Short exercise -> Copy out the listing that follows exactly, dropping every picture.

** START OF Data segment **

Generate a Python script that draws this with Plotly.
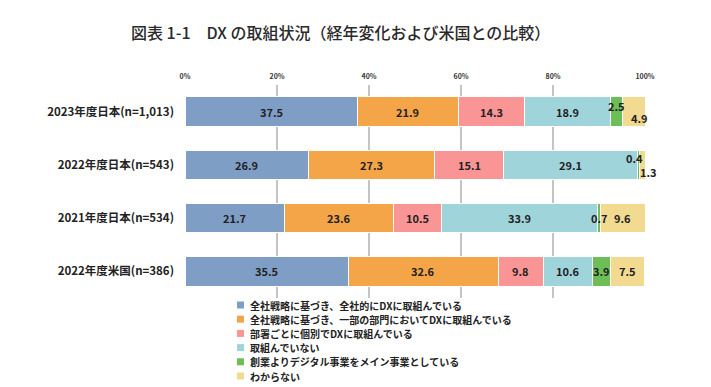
import plotly.graph_objects as go

categories = ["2023年度日本(n=1,013)", "2022年度日本(n=543)", "2021年度日本(n=534)", "2022年度米国(n=386)"]
series_names = [
    "全社戦略に基づき、全社的にDXに取組んでいる",
    "全社戦略に基づき、一部の部門においてDXに取組んでいる",
    "部署ごとに個別でDXに取組んでいる",
    "取組んでいない",
    "創業よりデジタル事業をメイン事業としている",
    "わからない",
]
values = [
    [37.5, 26.9, 21.7, 35.5],
    [21.9, 27.3, 23.6, 32.6],
    [14.3, 15.1, 10.5, 9.8],
    [18.9, 29.1, 33.9, 10.6],
    [2.5, 0.4, 0.7, 3.9],
    [4.9, 1.3, 9.6, 7.5],
]
tick_vals = [0, 20, 40, 60, 80, 100]
tick_text = ["0%", "20%", "40%", "60%", "80%", "100%"]
title_text = "図表 1-1　DX の取組状況（経年変化および米国との比較）"

colors = ["#7f9ec6", "#f4a547", "#fa9595", "#9fd4da", "#6dbe57", "#f2da90"]

W, H = 711, 387
ML, MR, MT, MB = 185, 66, 85, 89
PW, PH = W - ML - MR, H - MT - MB


def px_x(x):
    return (x - ML) / PW


def px_y(y):
    return (H - MB - y) / PH


# label offsets (px) for small segments: (series index, category index) -> (xshift, yshift)
label_shift = {
    (4, 0): (0, 6),
    (5, 0): (6, -6),
    (4, 1): (-4, 7),
    (5, 1): (6, -7),
}

font_jp = "Noto Sans CJK JP"

fig = go.Figure()
for name, vals, col in zip(series_names, values, colors):
    fig.add_trace(go.Bar(
        name=name, y=categories, x=vals, orientation="h",
        marker=dict(color=col, line=dict(color="white", width=1)),
        width=0.55, hoverinfo="x+name", showlegend=False,
    ))

annotations = []
shapes = []
cum = [0.0] * len(categories)
for si, vals in enumerate(values):
    for ci, v in enumerate(vals):
        center = cum[ci] + v / 2
        xs, ys = label_shift.get((si, ci), (0, 0))
        annotations.append(dict(
            x=center, y=categories[ci], xref="x", yref="y",
            text=f"{v:.1f}", showarrow=False, xshift=xs, yshift=ys,
            font=dict(family=font_jp, size=11, color="#222222", weight="bold"),
        ))
        cum[ci] += v

# title
annotations.append(dict(
    x=px_x(340), y=px_y(32), xref="paper", yref="paper", xanchor="center", yanchor="middle",
    text=title_text, showarrow=False,
    font=dict(family=font_jp, size=16, color="#2a2a2a", weight=500),
))

# custom legend (compact rows)
for i, (name, col) in enumerate(zip(series_names, colors)):
    yc = 305 + 14.2 * i
    shapes.append(dict(
        type="rect", xref="paper", yref="paper",
        x0=px_x(237), x1=px_x(244), y0=px_y(yc + 3.5), y1=px_y(yc - 3.5),
        fillcolor=col, line=dict(width=0),
    ))
    annotations.append(dict(
        x=px_x(248), y=px_y(yc), xref="paper", yref="paper", xanchor="left", yanchor="middle",
        text=name, showarrow=False,
        font=dict(family=font_jp, size=10, color="#222222", weight="bold"),
    ))

fig.update_layout(
    width=W, height=H,
    margin=dict(l=ML, r=MR, t=MT, b=MB),
    barmode="stack",
    plot_bgcolor="white", paper_bgcolor="white",
    font=dict(family=font_jp, color="#222222"),
    showlegend=False,
    xaxis=dict(
        side="top", range=[0, 100], tickvals=tick_vals, ticktext=tick_text,
        showgrid=True, gridcolor="#c4c4c4", gridwidth=2, zeroline=False,
        tickfont=dict(family=font_jp, size=7, color="#333333", weight="bold"),
        ticks="", fixedrange=True, automargin=False, ticklabelstandoff=4,
    ),
    yaxis=dict(
        autorange="reversed", showgrid=False, zeroline=False,
        tickfont=dict(family=font_jp, size=11.5, color="#222222", weight="bold"),
        ticks="", ticklabelstandoff=10, automargin=False,
    ),
    annotations=annotations,
    shapes=shapes,
)
fig.write_html(
    "out.html",
    config={"displayModeBar": False},
    post_script="document.body.style.margin='0';document.body.style.padding='0';",
)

** END OF Data segment **

Complete output ->
Generate a Python script that draws this with Plotly.
import plotly.graph_objects as go

categories = ["2023年度日本(n=1,013)", "2022年度日本(n=543)", "2021年度日本(n=534)", "2022年度米国(n=386)"]
series_names = [
    "全社戦略に基づき、全社的にDXに取組んでいる",
    "全社戦略に基づき、一部の部門においてDXに取組んでいる",
    "部署ごとに個別でDXに取組んでいる",
    "取組んでいない",
    "創業よりデジタル事業をメイン事業としている",
    "わからない",
]
values = [
    [37.5, 26.9, 21.7, 35.5],
    [21.9, 27.3, 23.6, 32.6],
    [14.3, 15.1, 10.5, 9.8],
    [18.9, 29.1, 33.9, 10.6],
    [2.5, 0.4, 0.7, 3.9],
    [4.9, 1.3, 9.6, 7.5],
]
tick_vals = [0, 20, 40, 60, 80, 100]
tick_text = ["0%", "20%", "40%", "60%", "80%", "100%"]
title_text = "図表 1-1　DX の取組状況（経年変化および米国との比較）"

colors = ["#7f9ec6", "#f4a547", "#fa9595", "#9fd4da", "#6dbe57", "#f2da90"]

W, H = 711, 387
ML, MR, MT, MB = 185, 66, 85, 89
PW, PH = W - ML - MR, H - MT - MB


def px_x(x):
    return (x - ML) / PW


def px_y(y):
    return (H - MB - y) / PH


# label offsets (px) for small segments: (series index, category index) -> (xshift, yshift)
label_shift = {
    (4, 0): (0, 6),
    (5, 0): (6, -6),
    (4, 1): (-4, 7),
    (5, 1): (6, -7),
}

font_jp = "Noto Sans CJK JP"

fig = go.Figure()
for name, vals, col in zip(series_names, values, colors):
    fig.add_trace(go.Bar(
        name=name, y=categories, x=vals, orientation="h",
        marker=dict(color=col, line=dict(color="white", width=1)),
        width=0.55, hoverinfo="x+name", showlegend=False,
    ))

annotations = []
shapes = []
cum = [0.0] * len(categories)
for si, vals in enumerate(values):
    for ci, v in enumerate(vals):
        center = cum[ci] + v / 2
        xs, ys = label_shift.get((si, ci), (0, 0))
        annotations.append(dict(
            x=center, y=categories[ci], xref="x", yref="y",
            text=f"{v:.1f}", showarrow=False, xshift=xs, yshift=ys,
            font=dict(family=font_jp, size=11, color="#222222", weight="bold"),
        ))
        cum[ci] += v

# title
annotations.append(dict(
    x=px_x(340), y=px_y(32), xref="paper", yref="paper", xanchor="center", yanchor="middle",
    text=title_text, showarrow=False,
    font=dict(family=font_jp, size=16, color="#2a2a2a", weight=500),
))

# custom legend (compact rows)
for i, (name, col) in enumerate(zip(series_names, colors)):
    yc = 305 + 14.2 * i
    shapes.append(dict(
        type="rect", xref="paper", yref="paper",
        x0=px_x(237), x1=px_x(244), y0=px_y(yc + 3.5), y1=px_y(yc - 3.5),
        fillcolor=col, line=dict(width=0),
    ))
    annotations.append(dict(
        x=px_x(248), y=px_y(yc), xref="paper", yref="paper", xanchor="left", yanchor="middle",
        text=name, showarrow=False,
        font=dict(family=font_jp, size=10, color="#222222", weight="bold"),
    ))

fig.update_layout(
    width=W, height=H,
    margin=dict(l=ML, r=MR, t=MT, b=MB),
    barmode="stack",
    plot_bgcolor="white", paper_bgcolor="white",
    font=dict(family=font_jp, color="#222222"),
    showlegend=False,
    xaxis=dict(
        side="top", range=[0, 100], tickvals=tick_vals, ticktext=tick_text,
        showgrid=True, gridcolor="#c4c4c4", gridwidth=2, zeroline=False,
        tickfont=dict(family=font_jp, size=7, color="#333333", weight="bold"),
        ticks="", fixedrange=True, automargin=False, ticklabelstandoff=4,
    ),
    yaxis=dict(
        autorange="reversed", showgrid=False, zeroline=False,
        tickfont=dict(family=font_jp, size=11.5, color="#222222", weight="bold"),
        ticks="", ticklabelstandoff=10, automargin=False,
    ),
    annotations=annotations,
    shapes=shapes,
)
fig.write_html(
    "out.html",
    config={"displayModeBar": False},
    post_script="document.body.style.margin='0';document.body.style.padding='0';",
)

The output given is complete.